Keyes fortunately received only 6 percent of the vote in the Republican primary, but this exchange is indicative of the spectacle that descends upon the Granite State every four years. It is an honor to return to my hometown this January as one of the throngs of journalists who will descend upon the Queen City to cover it.
As a volunteer for Arizona Senator John McCain's 2000 presidential campaign, I was among the countless Granite Staters and others from across the country who readily embraced this quadrennial rite of political passage. I was among a group of volunteers who stood along Elm Street in downtown Manchester in subfreezing weather on a Sunday morning and proclaimed "We're freezing for a reason!" as we held campaign posters. (Former New Jersey Senator Bill Bradley's then-wife Ernestine complimented our fortitude as she walked past.) McCain signed a campaign poster during an event at Jillian's in the Millyard along the Merrimack River. (I still have that sign among my political memorabilia in my home office in Washington, D.C.). A friend and I even attended McCain's victory party at a Nashua hotel after he defeated George. W. Bush. I received extra credit from my AP American Government teacher for my efforts.

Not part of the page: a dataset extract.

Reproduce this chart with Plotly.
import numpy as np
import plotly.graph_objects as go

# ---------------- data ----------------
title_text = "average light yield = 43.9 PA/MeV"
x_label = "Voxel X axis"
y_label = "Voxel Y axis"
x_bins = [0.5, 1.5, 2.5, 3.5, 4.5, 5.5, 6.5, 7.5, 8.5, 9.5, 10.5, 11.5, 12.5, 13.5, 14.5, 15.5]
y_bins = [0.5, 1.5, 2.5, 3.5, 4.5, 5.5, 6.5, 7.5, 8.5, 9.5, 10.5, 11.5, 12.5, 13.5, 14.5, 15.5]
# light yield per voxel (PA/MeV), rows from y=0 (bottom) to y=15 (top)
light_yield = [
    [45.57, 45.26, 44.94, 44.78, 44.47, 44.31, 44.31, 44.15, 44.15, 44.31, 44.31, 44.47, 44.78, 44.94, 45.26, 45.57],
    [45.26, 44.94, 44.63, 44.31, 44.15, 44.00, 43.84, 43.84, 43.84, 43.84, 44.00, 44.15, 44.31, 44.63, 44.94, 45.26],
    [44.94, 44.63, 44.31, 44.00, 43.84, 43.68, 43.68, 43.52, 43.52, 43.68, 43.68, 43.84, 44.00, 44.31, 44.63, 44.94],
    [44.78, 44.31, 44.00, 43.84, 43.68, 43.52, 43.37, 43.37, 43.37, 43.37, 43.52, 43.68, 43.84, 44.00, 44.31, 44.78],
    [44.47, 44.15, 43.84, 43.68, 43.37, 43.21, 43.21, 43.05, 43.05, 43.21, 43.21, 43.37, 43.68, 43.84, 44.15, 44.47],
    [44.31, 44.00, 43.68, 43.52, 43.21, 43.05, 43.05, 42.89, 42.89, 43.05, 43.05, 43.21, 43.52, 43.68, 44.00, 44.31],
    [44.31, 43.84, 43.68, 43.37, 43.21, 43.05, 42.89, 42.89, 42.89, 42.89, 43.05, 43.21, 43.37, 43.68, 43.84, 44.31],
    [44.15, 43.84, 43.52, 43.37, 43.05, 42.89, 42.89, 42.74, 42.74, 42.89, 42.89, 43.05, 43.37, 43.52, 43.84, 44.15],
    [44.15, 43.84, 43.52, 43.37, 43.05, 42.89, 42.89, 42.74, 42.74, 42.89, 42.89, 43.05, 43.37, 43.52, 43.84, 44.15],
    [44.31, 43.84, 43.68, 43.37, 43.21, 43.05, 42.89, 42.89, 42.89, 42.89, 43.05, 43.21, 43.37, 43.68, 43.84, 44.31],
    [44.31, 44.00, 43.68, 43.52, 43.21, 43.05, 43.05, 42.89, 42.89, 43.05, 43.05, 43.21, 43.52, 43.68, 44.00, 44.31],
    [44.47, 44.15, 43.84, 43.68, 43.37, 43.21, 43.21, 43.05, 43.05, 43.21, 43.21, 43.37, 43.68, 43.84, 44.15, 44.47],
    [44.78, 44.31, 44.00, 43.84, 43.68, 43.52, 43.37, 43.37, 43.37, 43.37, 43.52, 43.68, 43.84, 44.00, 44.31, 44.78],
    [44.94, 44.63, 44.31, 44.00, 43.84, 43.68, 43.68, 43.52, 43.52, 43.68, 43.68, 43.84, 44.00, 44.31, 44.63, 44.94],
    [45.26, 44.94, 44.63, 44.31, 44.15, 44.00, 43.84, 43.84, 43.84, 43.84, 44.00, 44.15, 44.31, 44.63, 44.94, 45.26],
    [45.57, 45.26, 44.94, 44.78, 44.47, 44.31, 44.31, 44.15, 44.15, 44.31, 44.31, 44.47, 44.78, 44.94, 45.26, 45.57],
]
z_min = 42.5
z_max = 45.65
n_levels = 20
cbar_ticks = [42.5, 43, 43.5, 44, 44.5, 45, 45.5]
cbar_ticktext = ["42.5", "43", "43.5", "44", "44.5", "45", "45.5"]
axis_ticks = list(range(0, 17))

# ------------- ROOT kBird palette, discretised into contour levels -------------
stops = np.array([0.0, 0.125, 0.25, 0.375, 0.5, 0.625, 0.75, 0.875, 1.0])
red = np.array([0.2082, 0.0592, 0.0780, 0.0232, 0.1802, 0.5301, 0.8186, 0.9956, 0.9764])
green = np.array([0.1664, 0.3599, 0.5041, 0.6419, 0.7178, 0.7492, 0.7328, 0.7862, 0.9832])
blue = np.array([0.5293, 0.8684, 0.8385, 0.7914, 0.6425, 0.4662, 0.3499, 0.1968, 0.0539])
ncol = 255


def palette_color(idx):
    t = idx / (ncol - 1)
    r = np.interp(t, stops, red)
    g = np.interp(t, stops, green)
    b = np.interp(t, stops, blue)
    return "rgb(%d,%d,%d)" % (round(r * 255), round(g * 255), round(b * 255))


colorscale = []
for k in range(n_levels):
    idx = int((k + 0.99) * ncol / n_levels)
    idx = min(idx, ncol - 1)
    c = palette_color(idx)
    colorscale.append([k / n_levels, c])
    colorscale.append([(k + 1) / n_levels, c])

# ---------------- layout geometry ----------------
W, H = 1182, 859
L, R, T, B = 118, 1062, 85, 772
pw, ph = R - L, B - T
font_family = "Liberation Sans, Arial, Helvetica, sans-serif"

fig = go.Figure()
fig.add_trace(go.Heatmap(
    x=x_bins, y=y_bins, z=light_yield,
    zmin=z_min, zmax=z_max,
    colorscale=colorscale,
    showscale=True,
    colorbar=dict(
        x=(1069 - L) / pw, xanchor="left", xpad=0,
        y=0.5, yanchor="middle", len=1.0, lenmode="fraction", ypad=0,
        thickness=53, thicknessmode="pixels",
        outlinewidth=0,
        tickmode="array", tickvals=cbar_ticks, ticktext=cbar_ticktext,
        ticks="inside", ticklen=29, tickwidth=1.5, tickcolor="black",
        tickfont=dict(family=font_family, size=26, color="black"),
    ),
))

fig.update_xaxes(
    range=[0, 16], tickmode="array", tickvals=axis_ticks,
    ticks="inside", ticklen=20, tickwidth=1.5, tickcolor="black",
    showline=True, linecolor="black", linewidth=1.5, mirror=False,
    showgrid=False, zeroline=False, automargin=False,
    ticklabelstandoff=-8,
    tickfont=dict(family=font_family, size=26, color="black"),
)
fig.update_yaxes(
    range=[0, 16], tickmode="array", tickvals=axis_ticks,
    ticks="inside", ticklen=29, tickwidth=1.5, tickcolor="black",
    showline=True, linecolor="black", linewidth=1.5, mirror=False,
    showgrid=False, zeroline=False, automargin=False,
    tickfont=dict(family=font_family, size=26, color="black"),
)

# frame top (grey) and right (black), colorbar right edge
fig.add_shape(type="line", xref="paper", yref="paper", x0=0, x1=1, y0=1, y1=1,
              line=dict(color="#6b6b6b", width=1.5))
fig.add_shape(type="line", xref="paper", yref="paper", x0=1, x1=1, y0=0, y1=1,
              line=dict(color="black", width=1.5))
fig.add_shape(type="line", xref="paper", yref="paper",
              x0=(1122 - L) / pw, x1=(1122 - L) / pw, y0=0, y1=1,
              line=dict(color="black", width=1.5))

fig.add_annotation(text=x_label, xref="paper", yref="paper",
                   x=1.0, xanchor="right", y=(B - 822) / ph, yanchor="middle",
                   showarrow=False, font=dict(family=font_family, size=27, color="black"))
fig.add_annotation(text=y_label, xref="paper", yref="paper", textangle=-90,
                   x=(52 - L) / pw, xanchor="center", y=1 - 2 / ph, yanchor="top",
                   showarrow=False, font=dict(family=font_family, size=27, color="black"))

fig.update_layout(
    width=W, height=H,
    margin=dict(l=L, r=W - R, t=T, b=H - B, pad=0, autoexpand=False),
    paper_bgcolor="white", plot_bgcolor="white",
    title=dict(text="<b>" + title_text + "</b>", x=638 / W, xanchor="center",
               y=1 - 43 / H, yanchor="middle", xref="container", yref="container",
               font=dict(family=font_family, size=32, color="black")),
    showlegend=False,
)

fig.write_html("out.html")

Four years later, I was a senior journalism major at the University of New Hampshire, reporting on the primary for the UNH student newspaper and a now-defunct LGBT newspaper in Boston. I interviewed former North Carolina Senator John Edwards as we quickly walked up two flights of stairs after an event in the UNH Memorial Union Building. Former Democratic National Committee Chair Howard Dean, Congressman Dennis Kucinich, and retired General Wesley Clark were among those who made campaign stops in Durham. I even covered an on-campus Democratic presidential candidate after my Tuesday-afternoon English class.
The first-in-the-nation presidential primary is a crucial test for anyone who aspires to become the next president of the United States (or serve another term in the White House), but there are those who dismiss New Hampshire voters as a homogeneous group that does not reflect the country's diversity. Others question whether the Granite State should play such a prominent role in the nomination process. There are those who even mock the primary process in general.
The seemingly endless campaign and pollster robocalls grow particularly tiresome. The lack of parking and inevitable traffic jams associated with campaign appearances spark ire among locals who are simply trying to get to the grocery store to purchase a gallon of milk or a loaf of bread. The big-city journalists from Boston, New York City, and Washington, D.C., who descend upon New Hampshire every four years to cover the primary, often prove themselves a particularly peculiar lot.
Disruptions and inconveniences aside, Granite Staters certainly take their primary very seriously. And it is great to be home to once again witness this all-important political rite of passage.